Por Leonardo Roesler* — A Proposta de Emenda à Constituição (PEC) que institui a Reforma Administrativa representa uma das mais profundas alterações no regime jurídico dos servidores públicos desde 1988. A iniciativa está estruturada em três pilares centrais: governança e desempenho, carreiras e concursos públicos e a extinção de privilégios. O objetivo declarado é modernizar a gestão do funcionalismo, reduzindo custos e alinhando a progressão de carreira a critérios de mérito e eficiência.
No campo da governança, o estágio probatório deixa de ser um simples requisito temporal e passa a configurar-se como um processo administrativo formal, com critérios objetivos, metas e indicadores preestabelecidos.
A estabilidade, por sua vez, deixa de ser adquirida automaticamente e passa a depender de decisão expressamente fundamentada. As avaliações periódicas de desempenho tornam-se obrigatórias e passam a condicionar progressões, promoções, designações para cargos de confiança e o pagamento de bônus de resultado, vinculando de maneira mais direta a evolução do servidor ao cumprimento de metas institucionais.
Em relação às carreiras, a PEC estabelece a obrigatoriedade de 20 níveis de progressão, com interstício mínimo de um ano entre cada avanço, e fixa o vencimento inicial em até 50% da remuneração final da carreira, salvo quando essa não ultrapassar quatro salários mínimos.
A medida busca conter o fenômeno conhecido como "carreira meteórica", em que o servidor rapidamente atinge os patamares mais altos da remuneração. Também se prevê a criação dos concursos a termo, modalidade que permite a investidura temporária em cargos efetivos por até 10 anos, limitada a 5% do quadro, aproximando-se de um regime híbrido entre estabilidade tradicional e contratos temporários. Ademais, a União poderá centralizar concursos, aproveitando cadastros de aprovados em estados e municípios, o que reforça a padronização do sistema.
No tocante às remunerações e benefícios, a proposta elimina ou restringe práticas historicamente consideradas privilégios. Ficam vedadas férias superiores a 30 dias, salvo exceções pontuais para docentes e profissionais de saúde, extingue-se a aposentadoria compulsória como sanção disciplinar de magistrados e membros do Ministério Público, substituindo-a pela perda do cargo, e são abolidos adicionais por tempo de serviço e licenças-prêmio.
Pagamentos retroativos somente poderão ocorrer mediante decisão judicial transitada em julgado, e não será mais possível converter férias e licenças não usufruídas em indenizações. Auxílios como alimentação, saúde e transporte ficam limitados a 10% da remuneração de servidores que já recebem 90% ou mais do teto constitucional. Outro ponto de impacto é a destinação dos honorários de sucumbência, que passam a ser classificados como receitas públicas vinculadas ao financiamento da estrutura de representação judicial.
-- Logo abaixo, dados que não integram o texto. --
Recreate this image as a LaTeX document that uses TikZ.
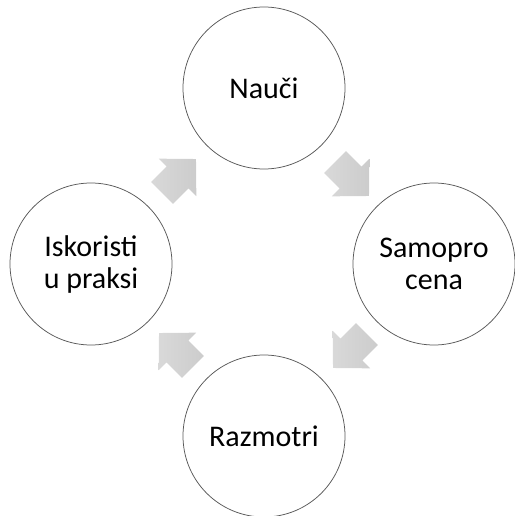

A reforma, portanto, altera de forma estrutural a lógica da administração pública, deslocando o eixo da progressão funcional do tempo de serviço para o desempenho aferível e restringindo práticas remuneratórias que inflavam a folha de pagamento. Busca uniformizar a política salarial e dar maior transparência e controle social às despesas com pessoal.
Entretanto, os riscos não são desprezíveis: vencimentos iniciais menos atrativos podem reduzir a competitividade das carreiras típicas de Estado, novos servidores enfrentarão maior precarização em razão de estágios probatórios mais rígidos e vínculos temporários em cargos efetivos, e será necessária regulamentação infraconstitucional detalhada para viabilizar a operacionalização de todo o novo modelo.
Trata-se, em síntese, de uma mudança paradigmática que tende a redefinir o futuro do serviço público brasileiro, mas que exigirá um amplo debate político, técnico e jurídico para equilibrar eficiência administrativa e garantias institucionais.